## Written exercise
Go through the records below from the first line and print each one exactly, stopping after the line that contains "const benzoGhiPeryleneHi = [5.25, 0.587, 1.52, 0.178, 1.94];". Do not print pictures or anything past that line.
[Raw data start]
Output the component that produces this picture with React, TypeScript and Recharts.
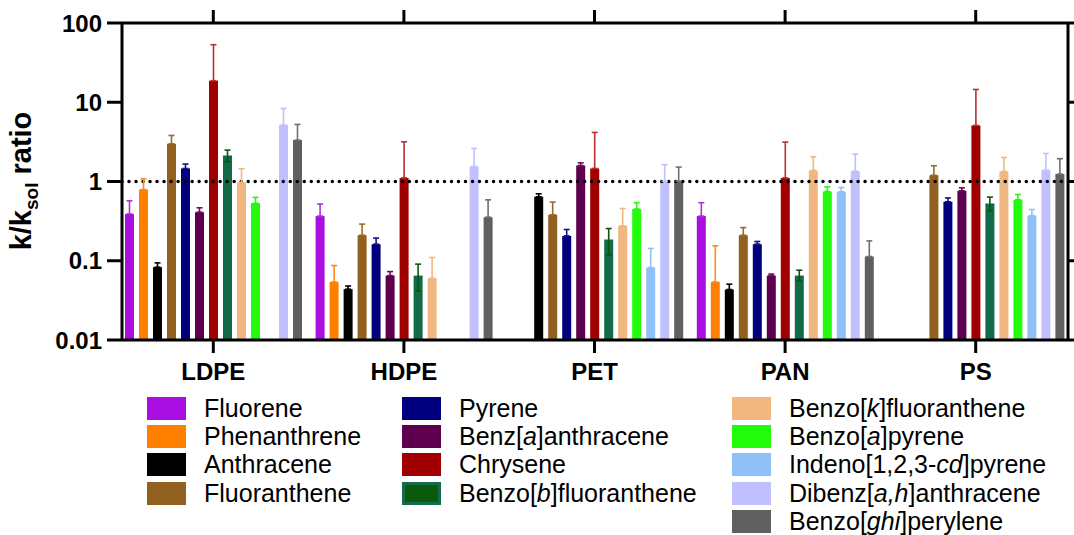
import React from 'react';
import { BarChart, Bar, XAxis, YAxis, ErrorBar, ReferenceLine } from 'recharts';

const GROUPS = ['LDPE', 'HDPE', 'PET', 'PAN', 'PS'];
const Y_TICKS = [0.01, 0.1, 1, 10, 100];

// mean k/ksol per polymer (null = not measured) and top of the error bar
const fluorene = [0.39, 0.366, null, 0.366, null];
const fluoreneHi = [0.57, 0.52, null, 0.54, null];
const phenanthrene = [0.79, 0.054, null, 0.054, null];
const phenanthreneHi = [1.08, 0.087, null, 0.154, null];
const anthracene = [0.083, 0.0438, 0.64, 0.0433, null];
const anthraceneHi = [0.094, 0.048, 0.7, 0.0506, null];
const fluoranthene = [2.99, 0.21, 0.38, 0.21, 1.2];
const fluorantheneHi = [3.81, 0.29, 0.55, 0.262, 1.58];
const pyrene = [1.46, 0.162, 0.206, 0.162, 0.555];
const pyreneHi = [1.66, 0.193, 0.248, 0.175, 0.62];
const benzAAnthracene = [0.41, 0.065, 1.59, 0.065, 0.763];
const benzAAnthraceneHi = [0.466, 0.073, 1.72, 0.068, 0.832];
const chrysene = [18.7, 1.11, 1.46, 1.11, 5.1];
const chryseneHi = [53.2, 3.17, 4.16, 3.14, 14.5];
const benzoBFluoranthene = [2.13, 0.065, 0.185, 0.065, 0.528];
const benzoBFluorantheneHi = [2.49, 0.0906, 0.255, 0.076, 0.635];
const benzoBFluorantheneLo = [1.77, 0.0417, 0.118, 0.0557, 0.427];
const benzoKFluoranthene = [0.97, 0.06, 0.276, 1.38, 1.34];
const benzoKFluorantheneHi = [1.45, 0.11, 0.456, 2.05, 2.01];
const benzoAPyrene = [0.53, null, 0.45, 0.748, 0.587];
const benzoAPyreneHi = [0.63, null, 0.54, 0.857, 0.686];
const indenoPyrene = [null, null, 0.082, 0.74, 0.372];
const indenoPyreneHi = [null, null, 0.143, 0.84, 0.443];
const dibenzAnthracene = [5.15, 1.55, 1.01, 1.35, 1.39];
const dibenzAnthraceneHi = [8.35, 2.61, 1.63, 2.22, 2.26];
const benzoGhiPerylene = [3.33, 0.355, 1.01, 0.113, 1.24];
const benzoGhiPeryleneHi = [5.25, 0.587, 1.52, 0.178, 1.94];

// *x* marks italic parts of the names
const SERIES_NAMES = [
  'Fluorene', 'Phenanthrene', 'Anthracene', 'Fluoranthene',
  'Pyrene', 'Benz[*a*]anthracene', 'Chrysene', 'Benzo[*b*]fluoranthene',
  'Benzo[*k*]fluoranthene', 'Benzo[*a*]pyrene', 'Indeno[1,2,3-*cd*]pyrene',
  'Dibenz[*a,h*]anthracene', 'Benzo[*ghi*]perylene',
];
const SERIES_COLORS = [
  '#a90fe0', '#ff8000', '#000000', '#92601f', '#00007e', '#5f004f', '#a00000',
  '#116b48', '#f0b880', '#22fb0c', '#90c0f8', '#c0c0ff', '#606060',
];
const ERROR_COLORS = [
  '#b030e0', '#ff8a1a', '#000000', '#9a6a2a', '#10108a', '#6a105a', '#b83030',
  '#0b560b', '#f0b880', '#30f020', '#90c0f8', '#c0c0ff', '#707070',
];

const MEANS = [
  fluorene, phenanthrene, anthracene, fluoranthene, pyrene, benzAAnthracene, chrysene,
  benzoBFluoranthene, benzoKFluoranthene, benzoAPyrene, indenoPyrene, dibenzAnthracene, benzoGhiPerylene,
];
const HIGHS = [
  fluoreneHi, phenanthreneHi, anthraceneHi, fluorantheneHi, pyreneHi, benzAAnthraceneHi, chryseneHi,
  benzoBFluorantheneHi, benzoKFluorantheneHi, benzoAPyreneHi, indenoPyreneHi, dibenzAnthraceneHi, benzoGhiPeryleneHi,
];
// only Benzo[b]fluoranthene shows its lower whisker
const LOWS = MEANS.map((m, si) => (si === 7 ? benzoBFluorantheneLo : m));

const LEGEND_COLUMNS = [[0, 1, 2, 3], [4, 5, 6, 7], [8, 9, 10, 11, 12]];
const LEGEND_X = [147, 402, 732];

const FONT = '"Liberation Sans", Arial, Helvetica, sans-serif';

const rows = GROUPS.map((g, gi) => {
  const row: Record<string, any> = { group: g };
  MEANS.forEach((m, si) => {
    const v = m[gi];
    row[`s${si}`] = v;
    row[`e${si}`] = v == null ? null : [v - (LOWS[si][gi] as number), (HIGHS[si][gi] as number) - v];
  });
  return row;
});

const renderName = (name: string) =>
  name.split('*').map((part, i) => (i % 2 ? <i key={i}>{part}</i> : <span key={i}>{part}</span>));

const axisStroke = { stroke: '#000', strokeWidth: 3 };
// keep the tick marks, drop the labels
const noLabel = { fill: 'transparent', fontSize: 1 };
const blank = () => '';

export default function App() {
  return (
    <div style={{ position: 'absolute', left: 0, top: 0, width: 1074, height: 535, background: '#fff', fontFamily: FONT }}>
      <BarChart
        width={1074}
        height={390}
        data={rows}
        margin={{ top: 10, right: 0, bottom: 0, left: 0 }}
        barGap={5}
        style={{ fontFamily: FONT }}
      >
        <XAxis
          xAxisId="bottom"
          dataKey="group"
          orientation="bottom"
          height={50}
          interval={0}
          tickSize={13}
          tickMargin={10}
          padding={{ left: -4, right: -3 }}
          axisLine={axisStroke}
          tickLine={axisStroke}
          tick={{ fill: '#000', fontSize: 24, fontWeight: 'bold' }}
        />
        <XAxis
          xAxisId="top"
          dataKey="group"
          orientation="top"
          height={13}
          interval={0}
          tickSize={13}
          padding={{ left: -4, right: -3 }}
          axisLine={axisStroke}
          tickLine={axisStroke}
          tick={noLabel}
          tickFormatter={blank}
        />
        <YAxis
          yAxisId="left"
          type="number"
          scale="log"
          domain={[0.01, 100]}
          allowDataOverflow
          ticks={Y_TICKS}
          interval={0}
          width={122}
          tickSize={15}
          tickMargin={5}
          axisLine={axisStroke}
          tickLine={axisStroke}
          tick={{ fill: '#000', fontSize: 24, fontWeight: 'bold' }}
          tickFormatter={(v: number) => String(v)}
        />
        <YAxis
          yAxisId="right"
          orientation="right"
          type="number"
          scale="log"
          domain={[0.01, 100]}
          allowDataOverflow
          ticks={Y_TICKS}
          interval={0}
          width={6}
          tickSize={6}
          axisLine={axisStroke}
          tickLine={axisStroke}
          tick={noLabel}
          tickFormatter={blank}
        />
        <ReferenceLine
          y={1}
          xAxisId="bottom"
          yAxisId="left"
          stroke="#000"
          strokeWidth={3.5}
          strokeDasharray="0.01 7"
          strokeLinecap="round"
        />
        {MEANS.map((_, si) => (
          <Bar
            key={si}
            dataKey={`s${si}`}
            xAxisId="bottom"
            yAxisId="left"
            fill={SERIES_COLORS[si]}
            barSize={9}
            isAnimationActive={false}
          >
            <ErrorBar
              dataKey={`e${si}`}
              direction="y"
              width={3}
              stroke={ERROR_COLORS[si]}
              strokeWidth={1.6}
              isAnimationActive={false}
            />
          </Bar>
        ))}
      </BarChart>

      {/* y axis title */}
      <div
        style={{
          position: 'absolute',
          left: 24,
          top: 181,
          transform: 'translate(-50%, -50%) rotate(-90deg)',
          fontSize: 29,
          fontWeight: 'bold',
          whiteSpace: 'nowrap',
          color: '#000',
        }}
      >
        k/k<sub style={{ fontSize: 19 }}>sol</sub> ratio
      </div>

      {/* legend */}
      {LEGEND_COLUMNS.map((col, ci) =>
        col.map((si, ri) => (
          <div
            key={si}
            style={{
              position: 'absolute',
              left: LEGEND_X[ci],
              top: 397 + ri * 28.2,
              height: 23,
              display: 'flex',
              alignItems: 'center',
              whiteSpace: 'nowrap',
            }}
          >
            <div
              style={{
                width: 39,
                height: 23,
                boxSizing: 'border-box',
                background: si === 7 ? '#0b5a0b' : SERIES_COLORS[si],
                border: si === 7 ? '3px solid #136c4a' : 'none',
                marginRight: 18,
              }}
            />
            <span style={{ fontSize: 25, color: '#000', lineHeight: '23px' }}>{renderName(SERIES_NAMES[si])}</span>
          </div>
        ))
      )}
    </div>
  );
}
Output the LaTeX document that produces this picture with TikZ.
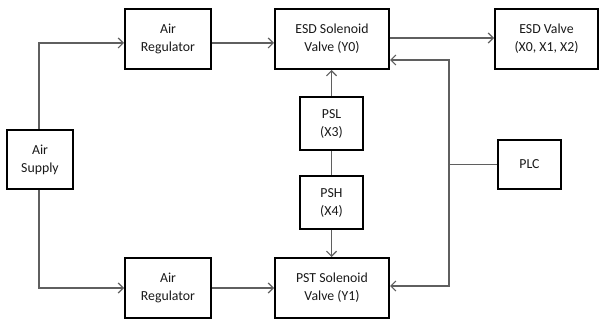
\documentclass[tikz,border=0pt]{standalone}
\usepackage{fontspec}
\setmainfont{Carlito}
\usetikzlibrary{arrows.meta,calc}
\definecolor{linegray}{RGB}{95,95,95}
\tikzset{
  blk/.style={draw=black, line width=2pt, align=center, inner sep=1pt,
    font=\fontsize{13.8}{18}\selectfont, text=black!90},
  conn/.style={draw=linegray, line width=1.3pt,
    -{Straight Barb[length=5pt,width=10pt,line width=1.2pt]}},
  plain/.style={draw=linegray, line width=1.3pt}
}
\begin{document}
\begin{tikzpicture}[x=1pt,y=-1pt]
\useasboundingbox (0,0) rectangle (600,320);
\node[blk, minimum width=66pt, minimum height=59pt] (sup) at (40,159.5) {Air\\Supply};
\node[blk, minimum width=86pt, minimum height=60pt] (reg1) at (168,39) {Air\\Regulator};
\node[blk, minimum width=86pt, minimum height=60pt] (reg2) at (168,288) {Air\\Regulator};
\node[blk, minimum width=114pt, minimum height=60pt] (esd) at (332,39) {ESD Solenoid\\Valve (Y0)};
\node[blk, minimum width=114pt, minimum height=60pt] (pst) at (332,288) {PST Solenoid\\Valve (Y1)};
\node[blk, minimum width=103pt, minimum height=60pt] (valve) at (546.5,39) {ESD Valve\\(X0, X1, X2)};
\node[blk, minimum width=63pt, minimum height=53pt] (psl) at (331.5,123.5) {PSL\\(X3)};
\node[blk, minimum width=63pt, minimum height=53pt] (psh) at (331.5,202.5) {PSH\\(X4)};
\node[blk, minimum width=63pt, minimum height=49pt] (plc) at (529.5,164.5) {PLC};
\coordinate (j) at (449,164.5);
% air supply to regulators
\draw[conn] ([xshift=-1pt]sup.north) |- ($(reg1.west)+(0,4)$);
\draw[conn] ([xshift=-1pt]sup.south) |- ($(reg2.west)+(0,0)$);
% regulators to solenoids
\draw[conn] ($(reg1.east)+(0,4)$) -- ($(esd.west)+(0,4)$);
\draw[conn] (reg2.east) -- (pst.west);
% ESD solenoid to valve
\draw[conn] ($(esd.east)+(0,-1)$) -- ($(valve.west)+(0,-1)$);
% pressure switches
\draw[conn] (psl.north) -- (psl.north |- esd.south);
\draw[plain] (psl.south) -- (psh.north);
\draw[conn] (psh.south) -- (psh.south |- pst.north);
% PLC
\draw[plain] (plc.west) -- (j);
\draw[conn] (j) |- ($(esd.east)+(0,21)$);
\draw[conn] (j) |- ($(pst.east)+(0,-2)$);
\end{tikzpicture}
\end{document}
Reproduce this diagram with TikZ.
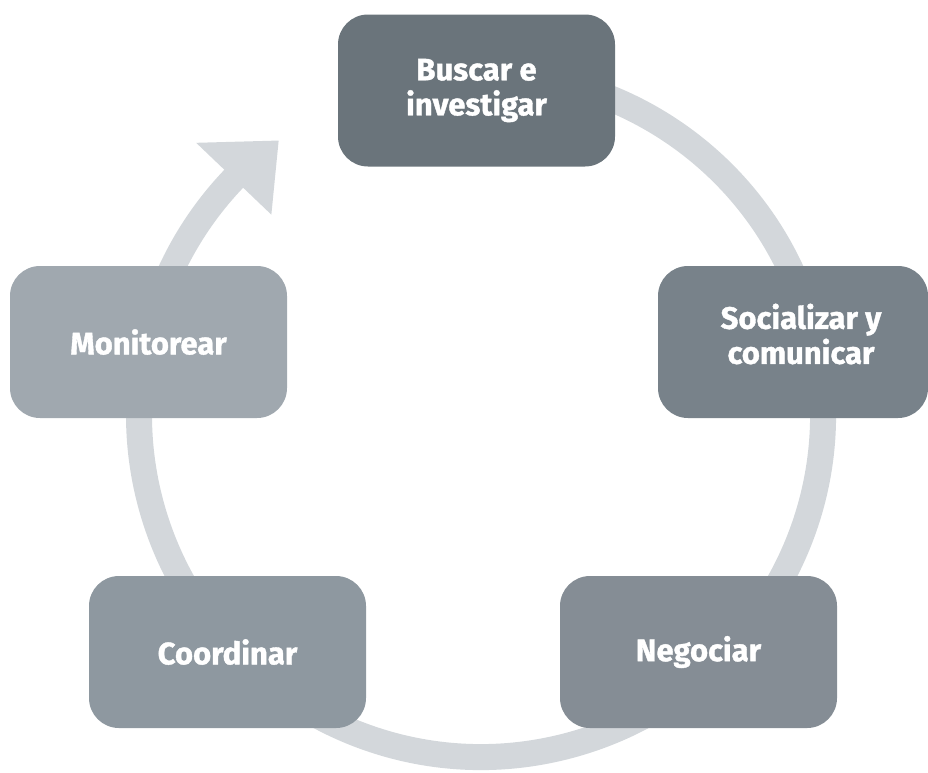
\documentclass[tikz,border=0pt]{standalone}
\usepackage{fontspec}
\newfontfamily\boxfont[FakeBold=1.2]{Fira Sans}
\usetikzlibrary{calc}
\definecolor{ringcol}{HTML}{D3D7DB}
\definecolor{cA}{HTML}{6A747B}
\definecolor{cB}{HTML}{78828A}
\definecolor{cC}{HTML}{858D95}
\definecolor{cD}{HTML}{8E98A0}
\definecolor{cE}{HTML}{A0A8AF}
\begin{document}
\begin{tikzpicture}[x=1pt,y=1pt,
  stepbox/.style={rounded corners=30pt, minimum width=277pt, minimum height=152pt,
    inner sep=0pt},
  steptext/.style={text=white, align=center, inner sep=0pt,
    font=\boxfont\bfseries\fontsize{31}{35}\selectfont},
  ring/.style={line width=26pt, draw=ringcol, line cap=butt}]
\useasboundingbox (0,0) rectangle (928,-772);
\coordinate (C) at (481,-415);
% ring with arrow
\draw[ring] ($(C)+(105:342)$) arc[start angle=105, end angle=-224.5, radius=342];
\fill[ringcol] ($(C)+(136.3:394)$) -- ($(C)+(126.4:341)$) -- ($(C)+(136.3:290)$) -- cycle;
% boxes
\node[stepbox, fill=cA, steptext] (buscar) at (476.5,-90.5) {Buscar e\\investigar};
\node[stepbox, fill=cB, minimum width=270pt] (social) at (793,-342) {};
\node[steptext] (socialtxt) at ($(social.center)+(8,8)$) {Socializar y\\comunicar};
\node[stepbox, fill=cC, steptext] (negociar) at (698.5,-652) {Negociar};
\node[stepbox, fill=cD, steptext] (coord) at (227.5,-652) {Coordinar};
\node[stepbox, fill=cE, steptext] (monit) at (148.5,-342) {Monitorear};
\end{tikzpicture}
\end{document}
[Raw data end]
## Final answer
Output the component that produces this picture with React, TypeScript and Recharts.
import React from 'react';
import { BarChart, Bar, XAxis, YAxis, ErrorBar, ReferenceLine } from 'recharts';

const GROUPS = ['LDPE', 'HDPE', 'PET', 'PAN', 'PS'];
const Y_TICKS = [0.01, 0.1, 1, 10, 100];

// mean k/ksol per polymer (null = not measured) and top of the error bar
const fluorene = [0.39, 0.366, null, 0.366, null];
const fluoreneHi = [0.57, 0.52, null, 0.54, null];
const phenanthrene = [0.79, 0.054, null, 0.054, null];
const phenanthreneHi = [1.08, 0.087, null, 0.154, null];
const anthracene = [0.083, 0.0438, 0.64, 0.0433, null];
const anthraceneHi = [0.094, 0.048, 0.7, 0.0506, null];
const fluoranthene = [2.99, 0.21, 0.38, 0.21, 1.2];
const fluorantheneHi = [3.81, 0.29, 0.55, 0.262, 1.58];
const pyrene = [1.46, 0.162, 0.206, 0.162, 0.555];
const pyreneHi = [1.66, 0.193, 0.248, 0.175, 0.62];
const benzAAnthracene = [0.41, 0.065, 1.59, 0.065, 0.763];
const benzAAnthraceneHi = [0.466, 0.073, 1.72, 0.068, 0.832];
const chrysene = [18.7, 1.11, 1.46, 1.11, 5.1];
const chryseneHi = [53.2, 3.17, 4.16, 3.14, 14.5];
const benzoBFluoranthene = [2.13, 0.065, 0.185, 0.065, 0.528];
const benzoBFluorantheneHi = [2.49, 0.0906, 0.255, 0.076, 0.635];
const benzoBFluorantheneLo = [1.77, 0.0417, 0.118, 0.0557, 0.427];
const benzoKFluoranthene = [0.97, 0.06, 0.276, 1.38, 1.34];
const benzoKFluorantheneHi = [1.45, 0.11, 0.456, 2.05, 2.01];
const benzoAPyrene = [0.53, null, 0.45, 0.748, 0.587];
const benzoAPyreneHi = [0.63, null, 0.54, 0.857, 0.686];
const indenoPyrene = [null, null, 0.082, 0.74, 0.372];
const indenoPyreneHi = [null, null, 0.143, 0.84, 0.443];
const dibenzAnthracene = [5.15, 1.55, 1.01, 1.35, 1.39];
const dibenzAnthraceneHi = [8.35, 2.61, 1.63, 2.22, 2.26];
const benzoGhiPerylene = [3.33, 0.355, 1.01, 0.113, 1.24];
const benzoGhiPeryleneHi = [5.25, 0.587, 1.52, 0.178, 1.94];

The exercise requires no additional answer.